#### Instruction
All of the material below is to be restated word for word, apart from the pictures.
[START Input data]
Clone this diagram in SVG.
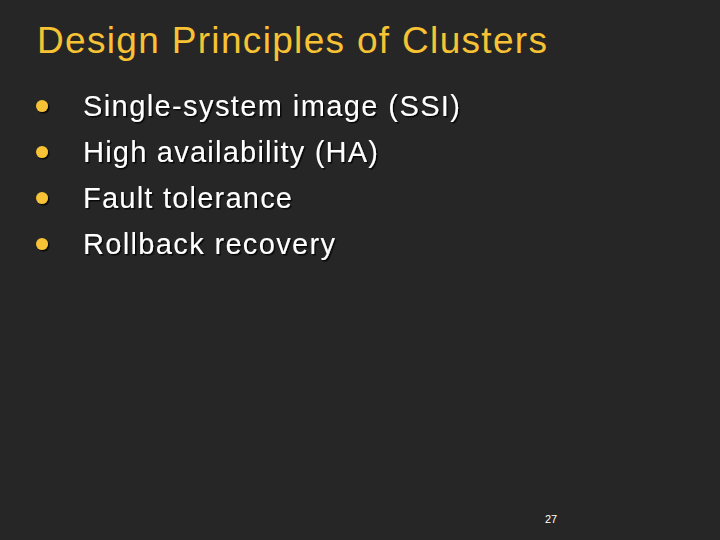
<svg xmlns="http://www.w3.org/2000/svg" width="720" height="540" viewBox="0 0 720 540">
<style>
.t{font-family:"Liberation Sans",Arial,sans-serif}
.b{fill:#fff;font-size:29px}
.d{fill:#f7c234}
</style>
<defs><filter id="s"><feDropShadow dx="1.5" dy="1.5" stdDeviation="0.6" flood-color="#000" flood-opacity="0.8"/></filter></defs>
<rect width="720" height="540" fill="#262626"/>
<text class="t" x="37" y="53" font-size="37" fill="#f7c234" textLength="510" lengthAdjust="spacing">Design Principles of Clusters</text>
<g filter="url(#s)">
<circle class="d" cx="42" cy="106" r="6"/>
<circle class="d" cx="42" cy="152" r="6"/>
<circle class="d" cx="42" cy="198" r="6"/>
<circle class="d" cx="42" cy="244" r="6"/>
<text class="t b" x="83" y="116" textLength="377" lengthAdjust="spacing">Single-system image (SSI)</text>
<text class="t b" x="83" y="162" textLength="295" lengthAdjust="spacing">High availability (HA)</text>
<text class="t b" x="83" y="208" textLength="209" lengthAdjust="spacing">Fault tolerance</text>
<text class="t b" x="83" y="254" textLength="252" lengthAdjust="spacing">Rollback recovery</text>
</g>
<text class="t" x="545" y="523" font-size="11" fill="#fff">27</text>
</svg>
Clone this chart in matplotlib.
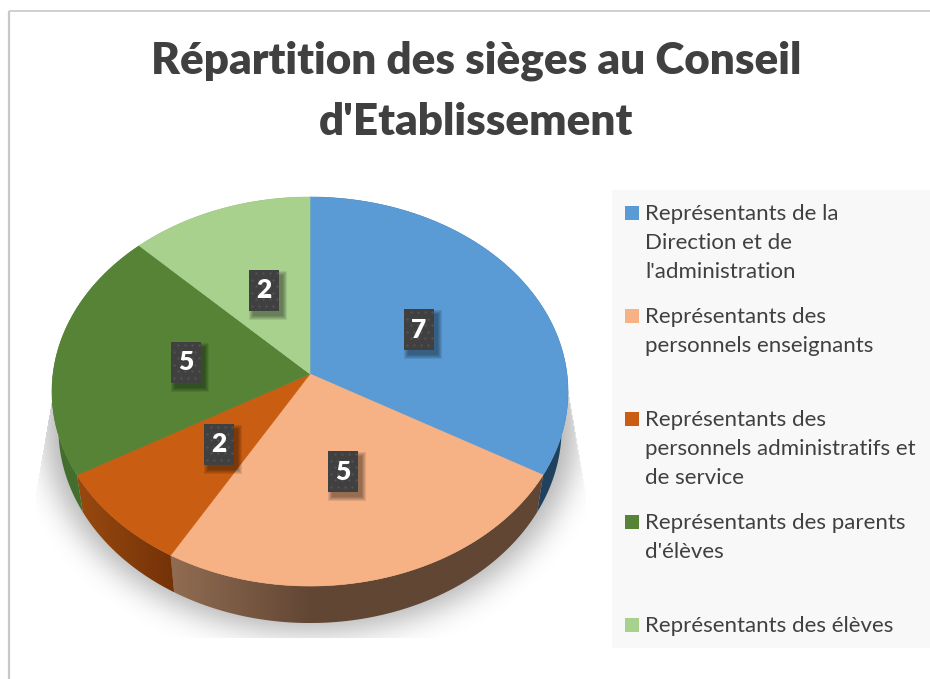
[END Input data]
#### Exercise output
Clone this diagram in SVG.
<svg xmlns="http://www.w3.org/2000/svg" width="720" height="540" viewBox="0 0 720 540">
<style>
.t{font-family:"Liberation Sans",Arial,sans-serif}
.b{fill:#fff;font-size:29px}
.d{fill:#f7c234}
</style>
<defs><filter id="s"><feDropShadow dx="1.5" dy="1.5" stdDeviation="0.6" flood-color="#000" flood-opacity="0.8"/></filter></defs>
<rect width="720" height="540" fill="#262626"/>
<text class="t" x="37" y="53" font-size="37" fill="#f7c234" textLength="510" lengthAdjust="spacing">Design Principles of Clusters</text>
<g filter="url(#s)">
<circle class="d" cx="42" cy="106" r="6"/>
<circle class="d" cx="42" cy="152" r="6"/>
<circle class="d" cx="42" cy="198" r="6"/>
<circle class="d" cx="42" cy="244" r="6"/>
<text class="t b" x="83" y="116" textLength="377" lengthAdjust="spacing">Single-system image (SSI)</text>
<text class="t b" x="83" y="162" textLength="295" lengthAdjust="spacing">High availability (HA)</text>
<text class="t b" x="83" y="208" textLength="209" lengthAdjust="spacing">Fault tolerance</text>
<text class="t b" x="83" y="254" textLength="252" lengthAdjust="spacing">Rollback recovery</text>
</g>
<text class="t" x="545" y="523" font-size="11" fill="#fff">27</text>
</svg>
Clone this chart in matplotlib.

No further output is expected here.